I read with great interest the recent report on the call for elimination of football from high school argued by Drs. Stephen Miles and Shailendra Prasad ("U doctors call for no football in schools," Nov. 22). They take issue with the American Academy of Pediatrics (AAP) position statement that tackle football should not be eliminated from youth sports. The AAP position statement instead proposes a series of measures to make football safer — including limiting contact practices, rule changes, improved protective equipment and neck strengthening, among others.
There are several reasons that the AAP statement is reasonable in arguing for continued contact sports, with efforts to render them as safe as possible.
The first reason is that it is impossible to legislate all risk-taking behaviors out of childhood and adolescence. The adolescent brain is not fully developed, and thus not as rigid in its signaling as the adult brain. It is still developing and is wildly creative compared with the more inhibited adult brain. Despite any legislation, children are biologically more impulsive, less restrained and more inclined to take risks.
Football is on the riskier end of the spectrum of sports, but still is less risky than skiing, snowboarding, skateboarding, equestrian sports or bicycling. If we are going to legislate all risk-taking behaviors in children, we should probably begin with those that are statistically most dangerous, rather than those in the middle.
Ultimately, if we do not let our children play football, they may choose to skateboard off the roof. This type of activity is what they are biologically programmed to do.

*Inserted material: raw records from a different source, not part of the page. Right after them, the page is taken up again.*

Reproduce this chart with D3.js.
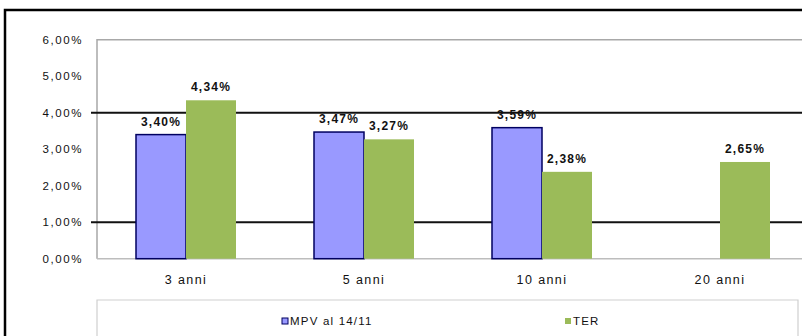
<!DOCTYPE html>
<html>
<head>
<meta charset="utf-8">
<script src="https://cdn.jsdelivr.net/npm/d3@7"></script>
<style>
  html, body { margin: 0; padding: 0; background: #fff; overflow: hidden; }
  svg { display: block; overflow: hidden; }
  text { font-family: "Liberation Sans", Arial, sans-serif; fill: #111; }
</style>
</head>
<body>
<svg id="chart" width="802" height="336"></svg>
<script>
// Rendimenti per orizzonte temporale
const categories = ["3 anni", "5 anni", "10 anni", "20 anni"];
const seriesNames = ["MPV al 14/11", "TER"];
const mpvValues = [3.40, 3.47, 3.59, null];
const terValues = [4.34, 3.27, 2.38, 2.65];
const yTicks = [0, 1, 2, 3, 4, 5, 6];
const refLines = [1, 4];

const colors = { "MPV al 14/11": "#9999ff", "TER": "#9bbb59" };
const fmtPct = v => d3.format(".2f")(v).replace(".", ",") + "%";

const svg = d3.select("#chart");

// outer frame (only top and left edges fall inside the view)
svg.append("path")
  .attr("d", "M5,400 L5,10 L900,10")
  .attr("fill", "none").attr("stroke", "#000").attr("stroke-width", 2.5);

const plot = { left: 97, right: 809, top: 39.7, bottom: 258.7 };

const x = d3.scaleBand()
  .domain(categories)
  .range([plot.left, plot.right])
  .paddingInner(78 / 178)
  .paddingOuter(39 / 178);

const xs = d3.scaleBand()
  .domain(seriesNames)
  .range([0, x.bandwidth()]);

const y = d3.scaleLinear()
  .domain([0, 6])
  .range([plot.bottom, plot.top]);

// plot area border
svg.append("path")
  .attr("d", `M${plot.left},${plot.bottom} L${plot.left},${plot.top} L900,${plot.top}`)
  .attr("fill", "none").attr("stroke", "#a8a8a8").attr("stroke-width", 1.5);
svg.append("line")
  .attr("x1", plot.left).attr("x2", 900)
  .attr("y1", plot.bottom).attr("y2", plot.bottom)
  .attr("stroke", "#bdbdbd").attr("stroke-width", 1.5);

// reference lines
svg.append("g").selectAll("line")
  .data(refLines)
  .join("line")
  .attr("x1", 91).attr("x2", 900)
  .attr("y1", d => y(d)).attr("y2", d => y(d))
  .attr("stroke", "#111").attr("stroke-width", 2);

// y axis labels
const yAxis = d3.axisLeft(y)
  .tickValues(yTicks)
  .tickSize(0)
  .tickPadding(0)
  .tickFormat(fmtPct);
svg.append("g")
  .attr("transform", `translate(83,0)`)
  .call(yAxis)
  .call(g => g.select(".domain").remove())
  .selectAll("text")
  .attr("font-family", "Liberation Sans, Arial, sans-serif")
  .attr("font-size", 11.5)
  .attr("letter-spacing", 1.6)
  .attr("fill", "#222");

// x axis labels
const xAxis = d3.axisBottom(x).tickSize(0).tickPadding(0);
svg.append("g")
  .attr("transform", `translate(0,${plot.bottom + 16})`)
  .call(xAxis)
  .call(g => g.select(".domain").remove())
  .selectAll("text")
  .attr("font-family", "Liberation Sans, Arial, sans-serif")
  .attr("font-size", 12.5)
  .attr("letter-spacing", 1.4)
  .attr("fill", "#222");

// bars
const rows = categories.map((c, i) => ({
  cat: c,
  vals: [
    { s: seriesNames[0], v: mpvValues[i] },
    { s: seriesNames[1], v: terValues[i] }
  ].filter(d => d.v != null)
}));

const groups = svg.append("g").selectAll("g")
  .data(rows)
  .join("g")
  .attr("transform", d => `translate(${x(d.cat)},0)`);

groups.selectAll("rect")
  .data(d => d.vals)
  .join("rect")
  .attr("x", d => xs(d.s))
  .attr("width", xs.bandwidth())
  .attr("y", d => y(d.v))
  .attr("height", d => plot.bottom - y(d.v))
  .attr("fill", d => colors[d.s])
  .attr("stroke", d => d.s === seriesNames[0] ? "#000060" : "none")
  .attr("stroke-width", 1.5);

groups.selectAll("text")
  .data(d => d.vals)
  .join("text")
  .attr("x", d => xs(d.s) + xs.bandwidth() / 2)
  .attr("y", d => y(d.v) - 9)
  .attr("text-anchor", "middle")
  .attr("font-size", 12)
  .attr("font-weight", "bold")
  .attr("letter-spacing", 1.2)
  .attr("fill", "#222")
  .text(d => fmtPct(d.v));

// legend box
svg.append("path")
  .attr("d", "M97,400 L97,300 L798,300 L798,400")
  .attr("fill", "#fff").attr("stroke", "#cfcfcf").attr("stroke-width", 1.2);

const legendPos = [285, 568];
const legend = svg.append("g").selectAll("g")
  .data(seriesNames)
  .join("g")
  .attr("transform", (d, i) => `translate(${legendPos[i]},321)`);

legend.append("rect")
  .attr("x", -3).attr("y", -3).attr("width", 6).attr("height", 6)
  .attr("fill", d => colors[d])
  .attr("stroke", d => d === seriesNames[0] ? "#000060" : "none")
  .attr("stroke-width", 1);

legend.append("text")
  .attr("x", 5).attr("y", 4)
  .attr("font-size", 11.5)
  .attr("letter-spacing", 1.2)
  .attr("fill", "#222")
  .text(d => d);
</script>
</body>
</html>
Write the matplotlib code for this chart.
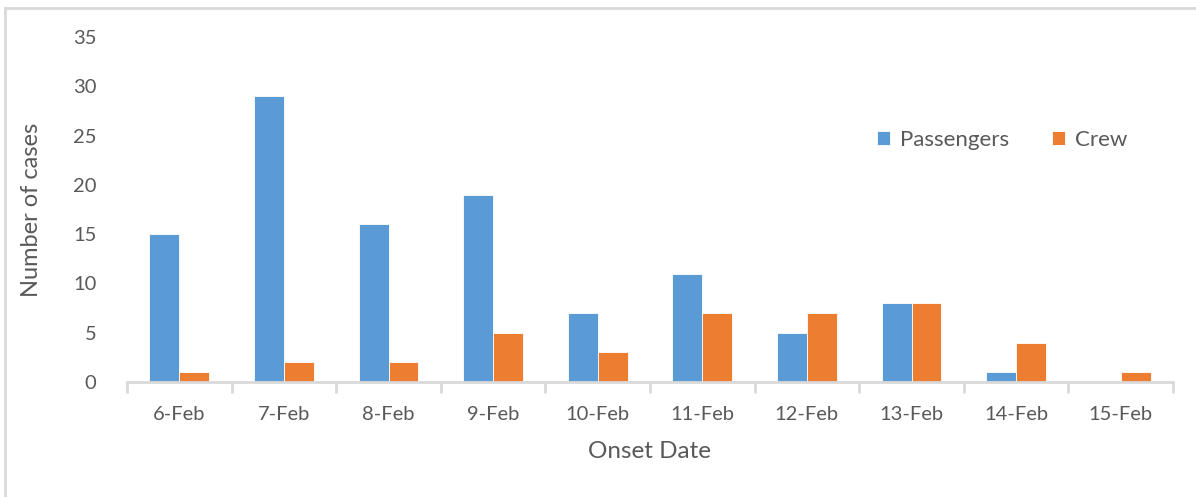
import numpy as np
import matplotlib.pyplot as plt
from matplotlib.lines import Line2D

# donnees
dates = ['6-Feb', '7-Feb', '8-Feb', '9-Feb', '10-Feb', '11-Feb', '12-Feb', '13-Feb', '14-Feb', '15-Feb']
passagers = [15, 29, 16, 19, 7, 11, 5, 8, 1, 0]
equipage = [1, 2, 2, 5, 3, 7, 7, 8, 4, 1]

bleu = '#5B9BD5'
orange = '#ED7D31'
gris_texte = '#595959'
gris_ligne = '#D9D9D9'

plt.rcParams['font.family'] = ['Lato', 'DejaVu Sans']

W, H = 1196, 497
fig = plt.figure(figsize=(W / 100, H / 100), dpi=100)
ax = fig.add_axes([127 / W, (H - 382) / H, (1173 - 127) / W, (382 - 37) / H])

x = np.arange(len(dates))
w = 0.285
ax.bar(x - w / 2, passagers, w, color=bleu, edgecolor='white', linewidth=0.6, label='Passengers')
ax.bar(x + w / 2, equipage, w, color=orange, edgecolor='white', linewidth=0.6, label='Crew')

ax.set_xlim(-0.5, len(dates) - 0.5)
ax.set_ylim(0, 35)
ax.set_yticks(range(0, 36, 5))

for s in ['top', 'right', 'left']:
    ax.spines[s].set_visible(False)
ax.spines['bottom'].set_color(gris_ligne)
ax.spines['bottom'].set_linewidth(2)

ax.set_xticks(x)
ax.set_xticklabels(dates)
ax.set_xticks(np.arange(-0.5, len(dates)), minor=True)
ax.tick_params(axis='x', which='major', length=0, pad=17, labelsize=14.5, labelcolor=gris_texte)
ax.tick_params(axis='x', which='minor', length=8, width=2, color=gris_ligne)
ax.tick_params(axis='y', length=0, pad=22, labelsize=14.5, labelcolor=gris_texte)

ax.set_ylabel('Number of cases', fontsize=17, color=gris_texte)
ax.yaxis.set_label_coords(-85 / (1173 - 127), 0.5)
ax.set_xlabel('Onset Date', fontsize=17.5, color=gris_texte)
ax.xaxis.set_label_coords(0.5, -(441 - 382) / (382 - 37))

leg = ax.legend(ncol=2, frameon=False, loc='center left', fontsize=16,
                bbox_to_anchor=(857 / W, 1 - 140 / H), bbox_transform=fig.transFigure,
                handlelength=0.6, handleheight=0.6, columnspacing=1.9, handletextpad=0.45)
for t in leg.get_texts():
    t.set_color(gris_texte)

# cadre du graphique
fig.add_artist(Line2D([5 / W, 5 / W], [0, 1 - 8 / H], color=gris_ligne, lw=2, transform=fig.transFigure))
fig.add_artist(Line2D([5 / W, 1], [1 - 8 / H, 1 - 8 / H], color=gris_ligne, lw=2, transform=fig.transFigure))

fig.savefig('out.png', dpi=100)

The second reason not to eliminate tackle football is that it is not entirely clear that elimination of risk-taking behaviors from childhood is in the interest of our society. With football, children learn to assess risk based not only on their own capabilities, but also on the capabilities of their teammates, who protect them and work for their mutual interests. This capacity for rapid risk assessment and plan execution, relying on teamwork and assessment of evolving challenges, may serve our children well in their later professional lives.
Without childhood risk, there might not be adult risk-taking behaviors — no astronauts, explorers, entrepreneurs, fire rescue personnel or surgeons, for example. Helicopter parenting and elimination of all risk may breed a generation of cowards unfit to face the challenges of the next century.
A third reason for the AAP position, clearly indicated in its statement, is that there is not substantive scientific evidence indicating that subconcussive or even concussive impacts in youth have deleterious long-term health effects. The vast majority of children will recover from a concussion without any adverse condition. The greatest risk factor for dementia in American society is vascular insufficiency due to hypertension, obesity and diabetes — all far more prevalent in children who do not exercise. Dementia is also more common in women, who are less likely to have played contact sports.
Within the spectrum of brain-injury-inducing activities contemplated by the developing and unpredictable minds of American youth, football represents an extremely tiny fraction of where risk actually resides. Focused efforts on elimination of football detract from the true preventable causes of brain injury — specifically, gun violence, motor vehicle collisions, and drug or alcohol abuse. Such efforts are also contrary to elimination of the greatest scourge to the health of our modern society — obesity due to inactivity.
The question we should be asking is not whether we should ban football, but how we can encourage more children to be active in the sport of their choice, played as safely as possible.
The AAP has it right — make football safer and get the kids out there playing. Children who want to play football should be encouraged, and those who do not should be counseled to seek alternative exercises that are hopefully at least as beneficial.
Uzma Samadani is Rockswold Kaplan Endowed Chair for Traumatic Brain Injury Research at Hennepin County Medical Center and an associate professor of neurosurgery at the University of Minnesota. She is the author of "The Football Decision — An exploration into every parent's dilemma on whether or not to let a child play contact sports," which will be published in January 2016.